On appeal, Pursue questioned, among other things, whether the chancery court erred in finding that the company was liable to the plaintiffs for unreasonable processing fees deducted from royalty payments on poisonous sour gas produced from wells operated by Pursue.
The state's high court said it agreed with the Fifth Circuit's analysis in Piney Woods.
The oil company, the Court said, can deduct reasonable processing and investment costs from the payments made to royalty owners.
But it is unreasonable for the plaintiffs to pay for their share of investment costs repetitively, it said.
However, the Court said the chancery court erred when it compounded the interest and made a distinction between prejudgment and post-judgment interest.
"The principles of judicial discretion on which the court relied do not apply to Section 53-3-39," Justice Leslie D. King wrote for the Court.

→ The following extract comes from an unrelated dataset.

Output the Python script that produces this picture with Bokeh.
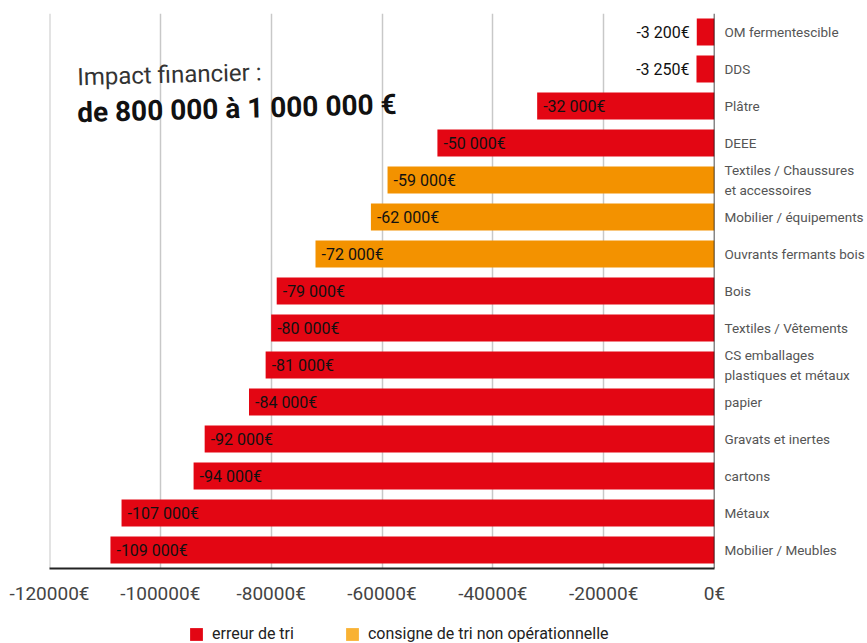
from bokeh.plotting import figure
from bokeh.layouts import column
from bokeh.models import ColumnDataSource, FixedTicker, Range1d, FactorRange, Span, Label, Legend, LegendItem
from bokeh.core.properties import value
from bokeh.embed import file_html
from bokeh.resources import INLINE

# ---- data (top to bottom) ----
categories = [
    "OM fermentescible", "DDS", "Plâtre", "DEEE",
    "Textiles / Chaussures\net accessoires", "Mobilier / équipements",
    "Ouvrants fermants bois", "Bois", "Textiles / Vêtements",
    "CS emballages\nplastiques et métaux", "papier", "Gravats et inertes",
    "cartons", "Métaux", "Mobilier / Meubles",
]
values = [-3200, -3250, -32000, -50000, -59000, -62000, -72000, -79000,
          -80000, -81000, -84000, -92000, -94000, -107000, -109000]
series = ["erreur de tri", "erreur de tri", "erreur de tri", "erreur de tri",
          "consigne de tri non opérationnelle", "consigne de tri non opérationnelle",
          "consigne de tri non opérationnelle", "erreur de tri", "erreur de tri",
          "erreur de tri", "erreur de tri", "erreur de tri", "erreur de tri",
          "erreur de tri", "erreur de tri"]
series_names = ["erreur de tri", "consigne de tri non opérationnelle"]
tick_values = [-120000, -100000, -80000, -60000, -40000, -20000, 0]
tick_labels = ["-120000€", "-100000€", "-80000€", "-60000€", "-40000€", "-20000€", "0€"]
title_line1 = "Impact financier :"
title_line2 = "de 800 000 à 1 000 000 €"

# ---- styles ----
bar_colors = {"erreur de tri": "#E30613", "consigne de tri non opérationnelle": "#F39200"}
legend_colors = {"erreur de tri": "#E30613", "consigne de tri non opérationnelle": "#F9B233"}

labels = [f"{v:,}".replace(",", " ") + "€" for v in values]
outside = [abs(v) < 20000 for v in values]
src = ColumnDataSource(dict(
    cat=categories, val=values, zero=[0] * len(values),
    color=[bar_colors[s] for s in series],
    label=labels,
    align=["right" if o else "left" for o in outside],
    xoff=[-7 if o else 6 for o in outside],
))

factors = list(reversed(categories))
p = figure(width=867, height=613, output_backend="svg", toolbar_location=None,
           x_range=Range1d(-120000, 0), y_range=FactorRange(*factors, range_padding=0),
           y_axis_location="right", min_border_left=49, min_border_top=13,
           min_border_right=152, min_border_bottom=45)
p.outline_line_color = None
p.background_fill_color = "white"
p.border_fill_color = "white"

# left edge gridline (range start)
p.add_layout(Span(location=tick_values[0], dimension="height", line_color="#c8c8c8",
                  line_width=2, level="underlay"))

p.hbar(y="cat", left="val", right="zero", height=0.73, fill_color="color",
       line_color=None, source=src)

p.text(x="val", y="cat", text="label", text_align="align", x_offset="xoff",
       text_baseline="middle", text_font_size="16px", text_font=value("Roboto"),
       text_color="#111111", source=src)

# zero line
p.add_layout(Span(location=0, dimension="height", line_color="#111111", line_width=1.5))

# grid
p.ygrid.grid_line_color = None
p.xgrid.ticker = FixedTicker(ticks=tick_values)
p.xgrid.grid_line_color = "#c8c8c8"
p.xgrid.grid_line_width = 1.5

# x axis
xa = p.xaxis[0]
xa.ticker = FixedTicker(ticks=tick_values)
xa.major_label_overrides = {v: l for v, l in zip(tick_values, tick_labels)}
xa.axis_line_color = "#222222"
xa.axis_line_width = 2
xa.major_tick_out = 0
xa.major_tick_in = 0
xa.minor_tick_out = 0
xa.minor_tick_in = 0
xa.major_label_standoff = 13
xa.major_label_text_font = "Roboto"
xa.major_label_text_font_size = "19px"
xa.major_label_text_color = "#444444"

# right category axis
ya = p.yaxis[0]
ya.axis_line_color = None
ya.major_tick_line_color = None
ya.minor_tick_line_color = None
ya.major_tick_out = 0
ya.major_label_standoff = 10
ya.axis_label_standoff = 0
ya.major_label_text_font = "Roboto"
ya.major_label_text_font_size = "13.5px"
ya.major_label_text_color = "#555555"
ya.major_label_text_line_height = 1.25

# title
p.add_layout(Label(x=-115000, y=13.28, text=title_line1, angle=0.026,
                   text_baseline="alphabetic", text_font="Roboto",
                   text_font_size="24px", text_color="#333333"))
p.add_layout(Label(x=-115000, y=12.32, text=title_line2, angle=0.026,
                   text_baseline="alphabetic", text_font="Roboto",
                   text_font_size="28px", text_font_style="bold", text_color="#111111"))

# legend strip (separate figure below the chart)
lg = figure(width=867, height=30, output_backend="svg", toolbar_location=None,
            x_range=Range1d(0, 1), y_range=Range1d(0, 1),
            x_axis_location=None, y_axis_location=None,
            min_border=0, min_border_left=0, min_border_right=0,
            min_border_top=0, min_border_bottom=0)
lg.outline_line_color = None
lg.grid.visible = False
items = []
for name in series_names:
    r = lg.hbar(y=[0], left=[0], right=[0], height=0.5,
                fill_color=legend_colors[name], line_color=None)
    items.append(LegendItem(label=name, renderers=[r]))
legend = Legend(items=items, orientation="horizontal", location=(139, 0),
                glyph_width=16, glyph_height=16, label_standoff=8, spacing=50,
                padding=0, margin=0, border_line_color=None, background_fill_alpha=0,
                label_text_font="Roboto", label_height=16,
                label_text_font_size="16px", label_text_color="#222222")
lg.add_layout(legend)

layout = column(p, lg, spacing=0)
open("out.html", "w").write(file_html(layout, INLINE))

"Section 53-3-39 does not provide for an interest rate to be 'set by the judge.' The plain and unambiguous language of Section 53-3-39 provides that the 'rate of interest shall be 8 percent per annum' with no authorization for the interest to be computed on a compound instead of a simple-interest basis."
The Court affirmed the chancery court's final judgment as it relates to actual damages, attorneys' fees and litigation expenses.
However, it remanded the case for recalculation of damages.